In cases in which the evidence clearly shows that the accused is in fact guilty and that the only way a trial would acquit him would be through miscarriage of justice, the argument then shifts to the dangerousness of allowing people to unilaterally make their own decisions of what constitutes justice, or for one powerful individual or group to exercise such power, even if it is on behalf of the people. Of course, this raises the question of what makes the government a better avenger on behalf of the people than a vigilante; or, if courts are the means by which the accused is protected from mob rule, what makes the court — whose rulings are made by politically-connected judges or ordinary citizens (usually members of the masses, since prosecutors typically try to eliminate any intellectuals from the jury pool) serving on juries — a better decision maker than a superhero, who may have special powers or greater intelligence with which to discern the truth, and who can dispense with bureaucratic red tape.

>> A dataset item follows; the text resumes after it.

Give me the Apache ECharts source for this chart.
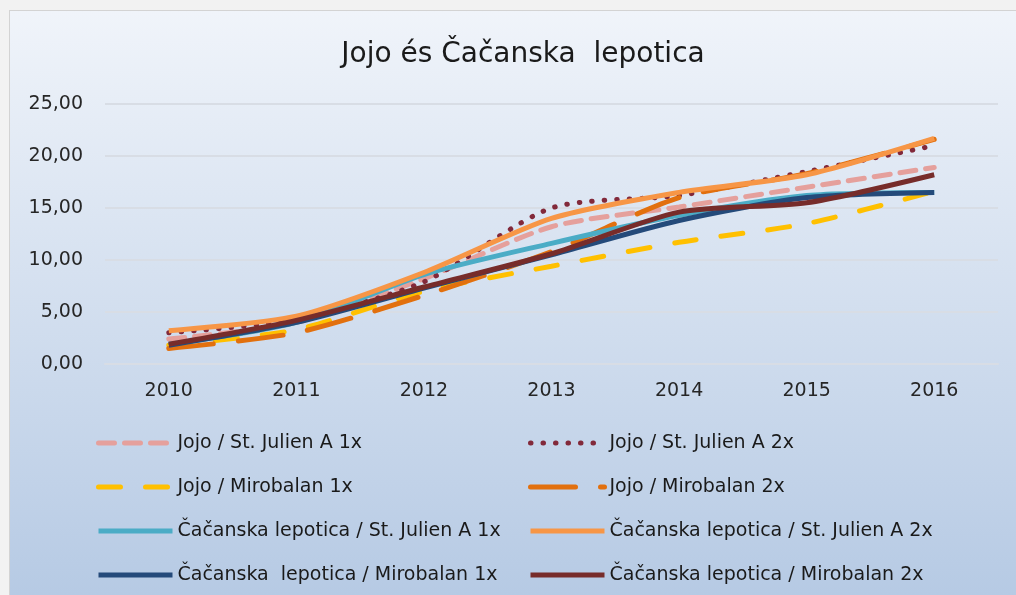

Then, of course, there are other arguments that could be raised on behalf of the vigilante: What if the people who are against the vigilante favor his superordinate goals — e.g. justice, freedom from crime, and so on — but are mistaken in their beliefs of how those goals can best be achieved? What if his opponents in government and the media are most concerned with protecting their own positions rather than with the good of the rest of society? What if the government, because of the flaws in democracy or the venality of the rulers, is a worse custodian of power than the vigilante? Also, the vigilante generally uses his own resources to punish offenders, while the government forcibly takes money from the innocent to fund its agencies.